> When conencting the USB dongle, this automaticly gets named eth0, and my
> normal eth0 and eth1 will be called eth1 and eth2. This way, my standard
> network configuration will be no good.
> Can I force the USB WLAN card to get eth2 insted of eth0 ???
> I using Mandrake 10.0, kernel version 2.6
(I don't use Mandrake, so take what I write with a large dose of salt.)
I can think of two strategies you can use here: try to get the drivers
for the onboard stuff to load before the USB driver, or bind the
interfaces to specific MAC addresses, if MDK has the software to do it.

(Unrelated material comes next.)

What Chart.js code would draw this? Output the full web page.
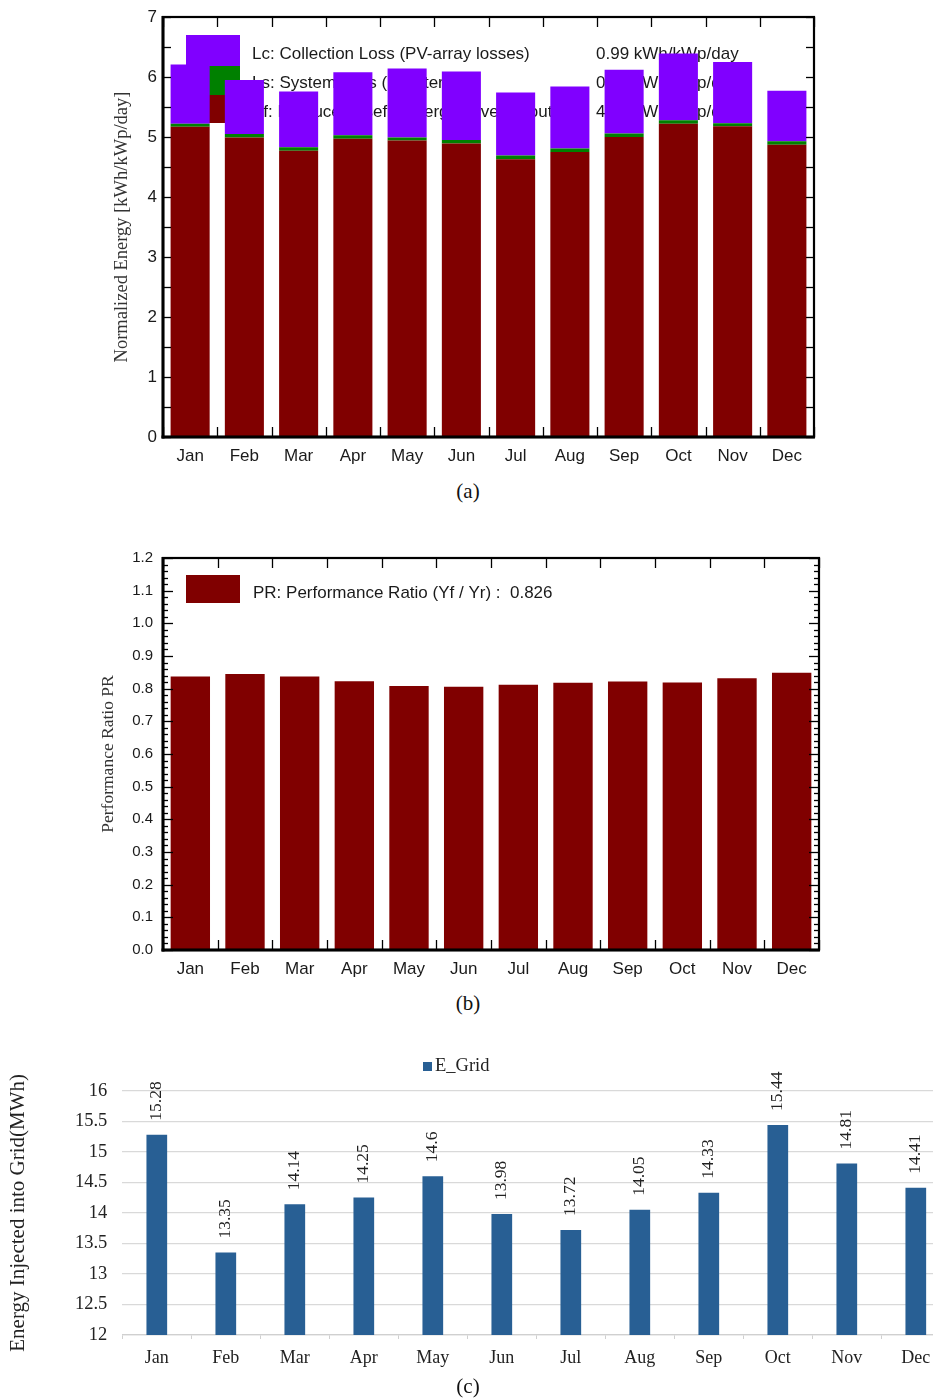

I'm assuming you've tried messing with /etc/modules.conf - labeling the
USB card eth2 or something - and were unsuccessful. (I wouldn't expect
this to work, but it's worth as shot in the interest of completeness).
If you build and install your own kernel you could make the driver for
the onboard NICs built in instead of a module.
You could insmod the driver for the onboard NIC early in the boot process.
Newer systems have the ability to bind interfaces to MAC addresses. I
don't know if MDK 10.0 has this or not. If you have "nameif" installed
(/sbin/nameif on the FC3 system I checked), then you should be able to
do this. FC3 lets you set HWADDR in the configuration script
(ifcfg-eth0 and cousins) or put the mapping in /etc/mactab. I've never
configured this myself, but I know it works because I've had to disable it.